** begin Dataset extract **
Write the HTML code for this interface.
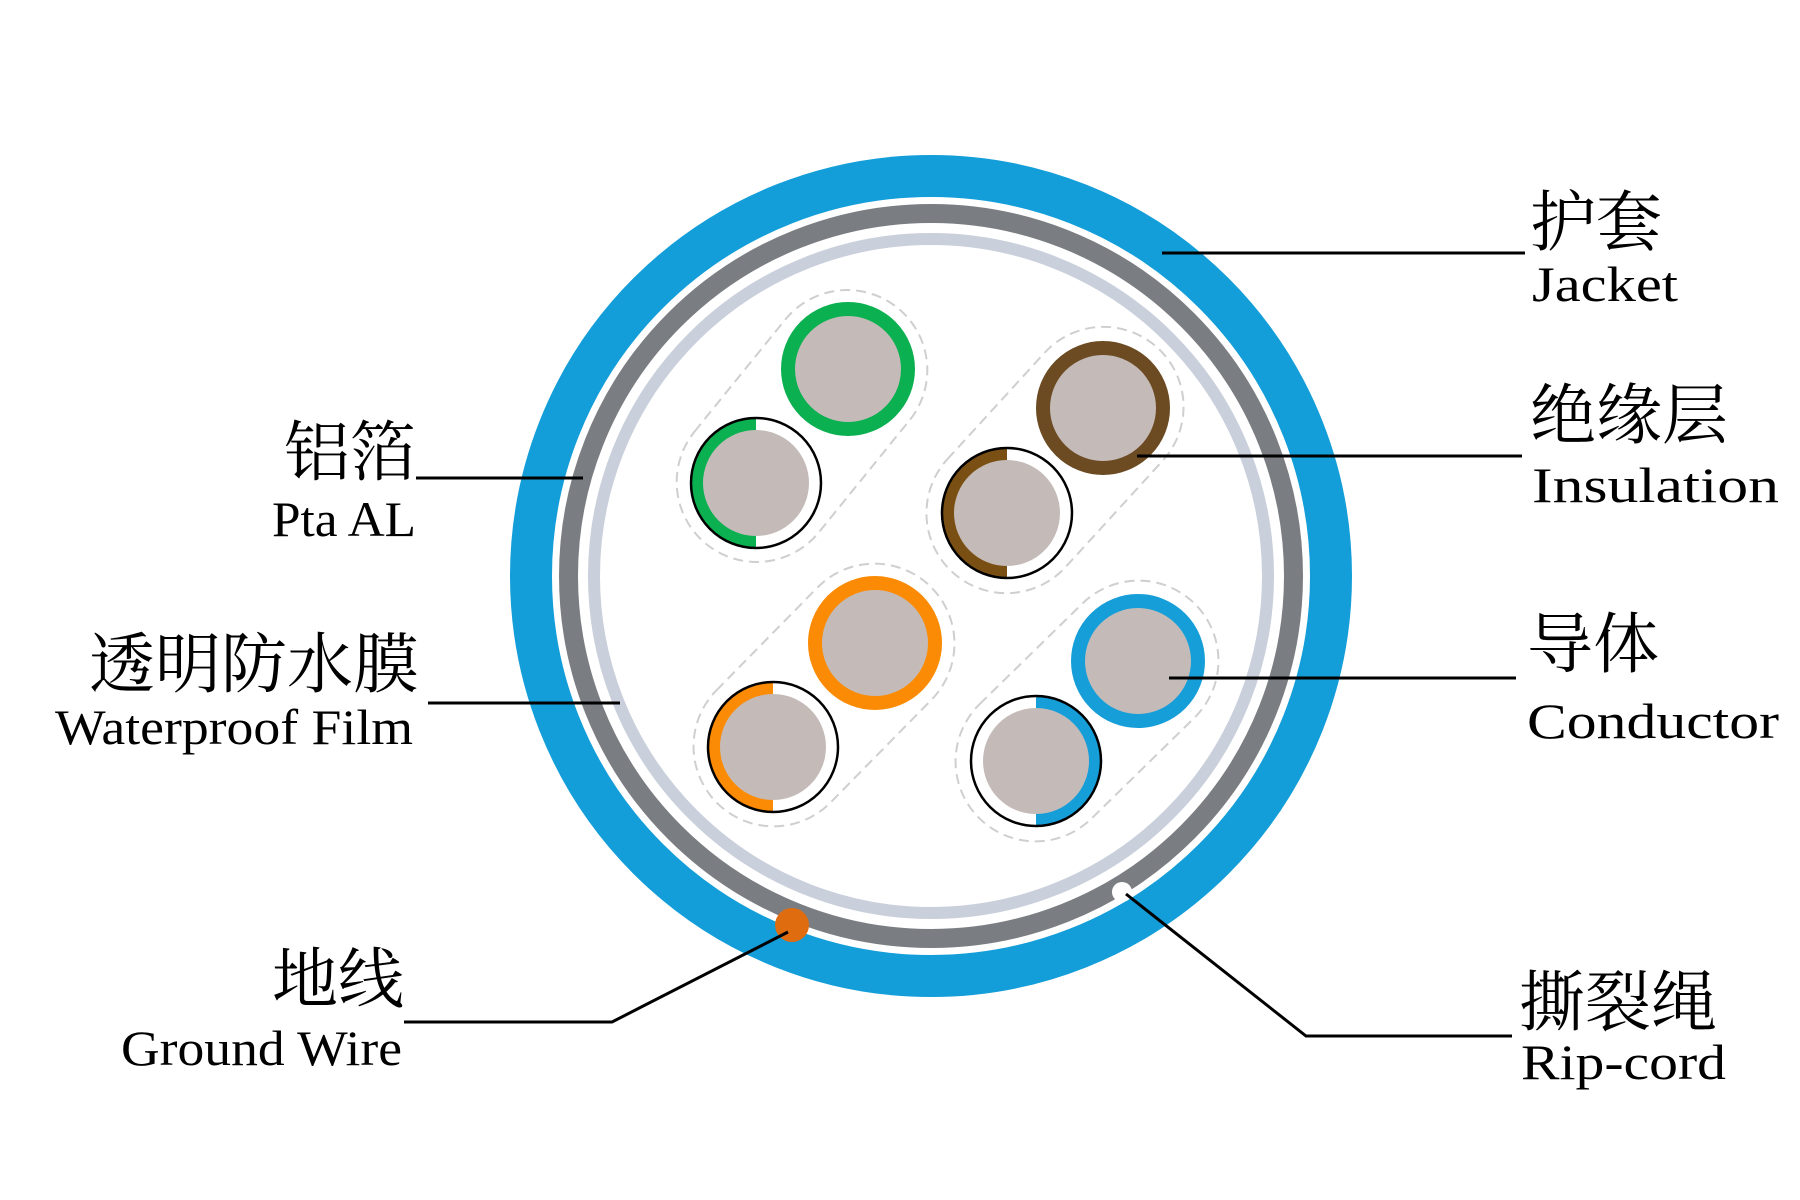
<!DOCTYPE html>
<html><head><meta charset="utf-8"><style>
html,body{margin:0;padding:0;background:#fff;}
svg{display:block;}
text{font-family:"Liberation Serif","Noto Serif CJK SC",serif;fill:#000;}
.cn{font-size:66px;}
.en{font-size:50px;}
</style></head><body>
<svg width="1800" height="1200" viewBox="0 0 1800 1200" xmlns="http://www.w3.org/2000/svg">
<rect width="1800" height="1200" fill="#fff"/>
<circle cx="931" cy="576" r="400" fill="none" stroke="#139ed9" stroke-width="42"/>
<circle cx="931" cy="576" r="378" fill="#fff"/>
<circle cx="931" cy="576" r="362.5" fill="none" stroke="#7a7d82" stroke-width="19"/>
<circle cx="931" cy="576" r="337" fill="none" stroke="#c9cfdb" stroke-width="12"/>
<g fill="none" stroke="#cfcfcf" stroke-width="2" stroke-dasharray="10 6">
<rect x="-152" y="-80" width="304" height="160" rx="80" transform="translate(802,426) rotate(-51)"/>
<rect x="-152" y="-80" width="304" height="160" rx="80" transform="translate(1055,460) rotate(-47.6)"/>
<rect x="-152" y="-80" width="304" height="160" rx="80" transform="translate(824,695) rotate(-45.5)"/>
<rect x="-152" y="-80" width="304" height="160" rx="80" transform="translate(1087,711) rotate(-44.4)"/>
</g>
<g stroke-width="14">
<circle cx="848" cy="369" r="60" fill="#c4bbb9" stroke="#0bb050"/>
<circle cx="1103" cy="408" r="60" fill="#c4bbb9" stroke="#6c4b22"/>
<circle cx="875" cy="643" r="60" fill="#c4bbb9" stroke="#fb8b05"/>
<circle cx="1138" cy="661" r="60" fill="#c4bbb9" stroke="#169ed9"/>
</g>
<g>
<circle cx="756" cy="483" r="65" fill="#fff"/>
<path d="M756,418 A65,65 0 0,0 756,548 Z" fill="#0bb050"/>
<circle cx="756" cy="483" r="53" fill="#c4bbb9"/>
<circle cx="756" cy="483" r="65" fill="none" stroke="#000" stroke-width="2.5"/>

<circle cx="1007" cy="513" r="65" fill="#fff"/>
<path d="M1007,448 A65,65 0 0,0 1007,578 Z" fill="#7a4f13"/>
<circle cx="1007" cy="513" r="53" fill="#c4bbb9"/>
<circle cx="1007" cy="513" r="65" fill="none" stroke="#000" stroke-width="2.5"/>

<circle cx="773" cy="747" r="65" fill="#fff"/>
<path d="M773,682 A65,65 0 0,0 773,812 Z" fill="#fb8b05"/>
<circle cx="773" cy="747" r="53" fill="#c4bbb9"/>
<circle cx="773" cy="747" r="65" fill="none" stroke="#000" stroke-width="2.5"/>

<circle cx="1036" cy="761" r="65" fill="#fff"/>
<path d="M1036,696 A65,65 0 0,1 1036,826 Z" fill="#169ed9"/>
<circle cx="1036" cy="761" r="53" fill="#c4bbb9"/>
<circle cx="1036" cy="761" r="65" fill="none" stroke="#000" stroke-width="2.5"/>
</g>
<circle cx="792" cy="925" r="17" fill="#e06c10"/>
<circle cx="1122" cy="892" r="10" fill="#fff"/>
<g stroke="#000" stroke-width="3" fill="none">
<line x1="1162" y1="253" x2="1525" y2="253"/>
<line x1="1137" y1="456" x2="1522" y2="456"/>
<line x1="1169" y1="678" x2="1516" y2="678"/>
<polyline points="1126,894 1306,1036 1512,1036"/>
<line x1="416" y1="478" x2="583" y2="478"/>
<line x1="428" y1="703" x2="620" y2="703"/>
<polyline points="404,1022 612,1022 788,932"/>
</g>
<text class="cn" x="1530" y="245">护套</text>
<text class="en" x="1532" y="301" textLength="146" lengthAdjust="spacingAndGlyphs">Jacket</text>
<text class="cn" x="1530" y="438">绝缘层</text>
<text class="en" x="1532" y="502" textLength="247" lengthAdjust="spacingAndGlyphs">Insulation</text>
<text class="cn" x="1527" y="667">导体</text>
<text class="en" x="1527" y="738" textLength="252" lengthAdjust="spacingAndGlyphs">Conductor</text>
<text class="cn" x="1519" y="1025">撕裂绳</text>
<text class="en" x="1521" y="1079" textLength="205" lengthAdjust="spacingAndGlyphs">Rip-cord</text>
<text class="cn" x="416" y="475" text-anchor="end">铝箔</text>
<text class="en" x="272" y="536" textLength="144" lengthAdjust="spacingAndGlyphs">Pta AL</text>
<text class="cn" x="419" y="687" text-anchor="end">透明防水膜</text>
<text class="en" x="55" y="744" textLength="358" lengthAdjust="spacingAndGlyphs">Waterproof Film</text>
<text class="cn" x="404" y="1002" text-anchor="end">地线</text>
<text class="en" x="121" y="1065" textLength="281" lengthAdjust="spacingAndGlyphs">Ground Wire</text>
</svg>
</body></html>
** end Dataset extract **
--- Your task ---
Every line above should be returned exactly; the pictures stay out.

--- Exercise solution ---
Write the HTML code for this interface.
<!DOCTYPE html>
<html><head><meta charset="utf-8"><style>
html,body{margin:0;padding:0;background:#fff;}
svg{display:block;}
text{font-family:"Liberation Serif","Noto Serif CJK SC",serif;fill:#000;}
.cn{font-size:66px;}
.en{font-size:50px;}
</style></head><body>
<svg width="1800" height="1200" viewBox="0 0 1800 1200" xmlns="http://www.w3.org/2000/svg">
<rect width="1800" height="1200" fill="#fff"/>
<circle cx="931" cy="576" r="400" fill="none" stroke="#139ed9" stroke-width="42"/>
<circle cx="931" cy="576" r="378" fill="#fff"/>
<circle cx="931" cy="576" r="362.5" fill="none" stroke="#7a7d82" stroke-width="19"/>
<circle cx="931" cy="576" r="337" fill="none" stroke="#c9cfdb" stroke-width="12"/>
<g fill="none" stroke="#cfcfcf" stroke-width="2" stroke-dasharray="10 6">
<rect x="-152" y="-80" width="304" height="160" rx="80" transform="translate(802,426) rotate(-51)"/>
<rect x="-152" y="-80" width="304" height="160" rx="80" transform="translate(1055,460) rotate(-47.6)"/>
<rect x="-152" y="-80" width="304" height="160" rx="80" transform="translate(824,695) rotate(-45.5)"/>
<rect x="-152" y="-80" width="304" height="160" rx="80" transform="translate(1087,711) rotate(-44.4)"/>
</g>
<g stroke-width="14">
<circle cx="848" cy="369" r="60" fill="#c4bbb9" stroke="#0bb050"/>
<circle cx="1103" cy="408" r="60" fill="#c4bbb9" stroke="#6c4b22"/>
<circle cx="875" cy="643" r="60" fill="#c4bbb9" stroke="#fb8b05"/>
<circle cx="1138" cy="661" r="60" fill="#c4bbb9" stroke="#169ed9"/>
</g>
<g>
<circle cx="756" cy="483" r="65" fill="#fff"/>
<path d="M756,418 A65,65 0 0,0 756,548 Z" fill="#0bb050"/>
<circle cx="756" cy="483" r="53" fill="#c4bbb9"/>
<circle cx="756" cy="483" r="65" fill="none" stroke="#000" stroke-width="2.5"/>

<circle cx="1007" cy="513" r="65" fill="#fff"/>
<path d="M1007,448 A65,65 0 0,0 1007,578 Z" fill="#7a4f13"/>
<circle cx="1007" cy="513" r="53" fill="#c4bbb9"/>
<circle cx="1007" cy="513" r="65" fill="none" stroke="#000" stroke-width="2.5"/>

<circle cx="773" cy="747" r="65" fill="#fff"/>
<path d="M773,682 A65,65 0 0,0 773,812 Z" fill="#fb8b05"/>
<circle cx="773" cy="747" r="53" fill="#c4bbb9"/>
<circle cx="773" cy="747" r="65" fill="none" stroke="#000" stroke-width="2.5"/>

<circle cx="1036" cy="761" r="65" fill="#fff"/>
<path d="M1036,696 A65,65 0 0,1 1036,826 Z" fill="#169ed9"/>
<circle cx="1036" cy="761" r="53" fill="#c4bbb9"/>
<circle cx="1036" cy="761" r="65" fill="none" stroke="#000" stroke-width="2.5"/>
</g>
<circle cx="792" cy="925" r="17" fill="#e06c10"/>
<circle cx="1122" cy="892" r="10" fill="#fff"/>
<g stroke="#000" stroke-width="3" fill="none">
<line x1="1162" y1="253" x2="1525" y2="253"/>
<line x1="1137" y1="456" x2="1522" y2="456"/>
<line x1="1169" y1="678" x2="1516" y2="678"/>
<polyline points="1126,894 1306,1036 1512,1036"/>
<line x1="416" y1="478" x2="583" y2="478"/>
<line x1="428" y1="703" x2="620" y2="703"/>
<polyline points="404,1022 612,1022 788,932"/>
</g>
<text class="cn" x="1530" y="245">护套</text>
<text class="en" x="1532" y="301" textLength="146" lengthAdjust="spacingAndGlyphs">Jacket</text>
<text class="cn" x="1530" y="438">绝缘层</text>
<text class="en" x="1532" y="502" textLength="247" lengthAdjust="spacingAndGlyphs">Insulation</text>
<text class="cn" x="1527" y="667">导体</text>
<text class="en" x="1527" y="738" textLength="252" lengthAdjust="spacingAndGlyphs">Conductor</text>
<text class="cn" x="1519" y="1025">撕裂绳</text>
<text class="en" x="1521" y="1079" textLength="205" lengthAdjust="spacingAndGlyphs">Rip-cord</text>
<text class="cn" x="416" y="475" text-anchor="end">铝箔</text>
<text class="en" x="272" y="536" textLength="144" lengthAdjust="spacingAndGlyphs">Pta AL</text>
<text class="cn" x="419" y="687" text-anchor="end">透明防水膜</text>
<text class="en" x="55" y="744" textLength="358" lengthAdjust="spacingAndGlyphs">Waterproof Film</text>
<text class="cn" x="404" y="1002" text-anchor="end">地线</text>
<text class="en" x="121" y="1065" textLength="281" lengthAdjust="spacingAndGlyphs">Ground Wire</text>
</svg>
</body></html>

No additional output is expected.